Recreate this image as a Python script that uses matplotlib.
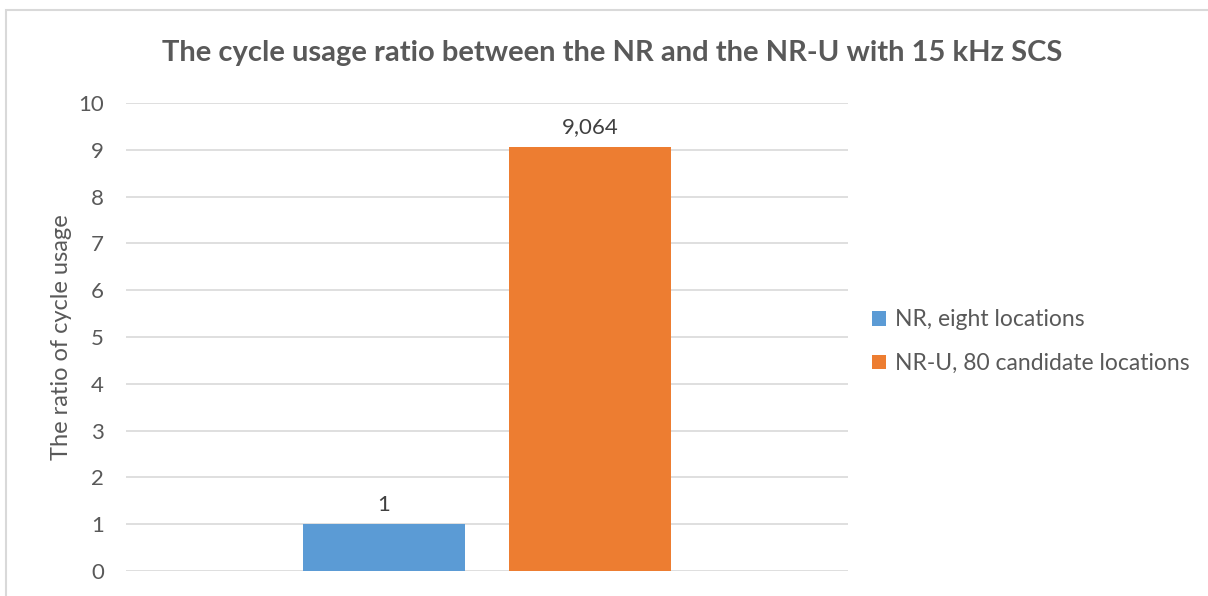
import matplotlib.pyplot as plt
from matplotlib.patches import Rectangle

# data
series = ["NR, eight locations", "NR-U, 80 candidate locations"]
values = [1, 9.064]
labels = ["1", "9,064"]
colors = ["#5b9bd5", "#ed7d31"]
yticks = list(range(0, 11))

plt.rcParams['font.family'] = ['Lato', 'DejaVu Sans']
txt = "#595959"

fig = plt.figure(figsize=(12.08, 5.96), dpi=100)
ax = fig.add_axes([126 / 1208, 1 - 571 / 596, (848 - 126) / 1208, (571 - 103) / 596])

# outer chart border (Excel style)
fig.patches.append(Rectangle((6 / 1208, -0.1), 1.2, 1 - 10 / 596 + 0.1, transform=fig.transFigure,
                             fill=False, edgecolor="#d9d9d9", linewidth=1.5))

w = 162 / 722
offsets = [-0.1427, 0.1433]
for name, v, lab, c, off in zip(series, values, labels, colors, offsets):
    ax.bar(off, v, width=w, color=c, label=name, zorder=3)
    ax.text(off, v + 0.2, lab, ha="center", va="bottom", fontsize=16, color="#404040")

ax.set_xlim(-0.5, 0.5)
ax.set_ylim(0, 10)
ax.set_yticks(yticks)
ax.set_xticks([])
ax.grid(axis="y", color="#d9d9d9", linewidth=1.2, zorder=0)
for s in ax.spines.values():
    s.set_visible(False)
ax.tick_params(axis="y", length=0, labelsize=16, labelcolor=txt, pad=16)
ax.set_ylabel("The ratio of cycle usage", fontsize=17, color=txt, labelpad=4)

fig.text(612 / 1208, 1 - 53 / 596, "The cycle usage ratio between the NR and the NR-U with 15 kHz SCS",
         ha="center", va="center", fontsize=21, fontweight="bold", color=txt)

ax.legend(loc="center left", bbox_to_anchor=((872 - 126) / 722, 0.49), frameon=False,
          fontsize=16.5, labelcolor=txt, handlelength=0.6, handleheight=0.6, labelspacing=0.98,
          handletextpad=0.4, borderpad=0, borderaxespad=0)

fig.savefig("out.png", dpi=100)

§

From the first line of the material down to the line containing "ax.text(off, v +", inclusive, return each line exactly, skipping any picture.

Recreate this image as a Python script that uses matplotlib.
import matplotlib.pyplot as plt
from matplotlib.patches import Rectangle

# data
series = ["NR, eight locations", "NR-U, 80 candidate locations"]
values = [1, 9.064]
labels = ["1", "9,064"]
colors = ["#5b9bd5", "#ed7d31"]
yticks = list(range(0, 11))

plt.rcParams['font.family'] = ['Lato', 'DejaVu Sans']
txt = "#595959"

fig = plt.figure(figsize=(12.08, 5.96), dpi=100)
ax = fig.add_axes([126 / 1208, 1 - 571 / 596, (848 - 126) / 1208, (571 - 103) / 596])

# outer chart border (Excel style)
fig.patches.append(Rectangle((6 / 1208, -0.1), 1.2, 1 - 10 / 596 + 0.1, transform=fig.transFigure,
                             fill=False, edgecolor="#d9d9d9", linewidth=1.5))

w = 162 / 722
offsets = [-0.1427, 0.1433]
for name, v, lab, c, off in zip(series, values, labels, colors, offsets):
    ax.bar(off, v, width=w, color=c, label=name, zorder=3)
    ax.text(off, v + 0.2, lab, ha="center", va="bottom", fontsize=16, color="#404040")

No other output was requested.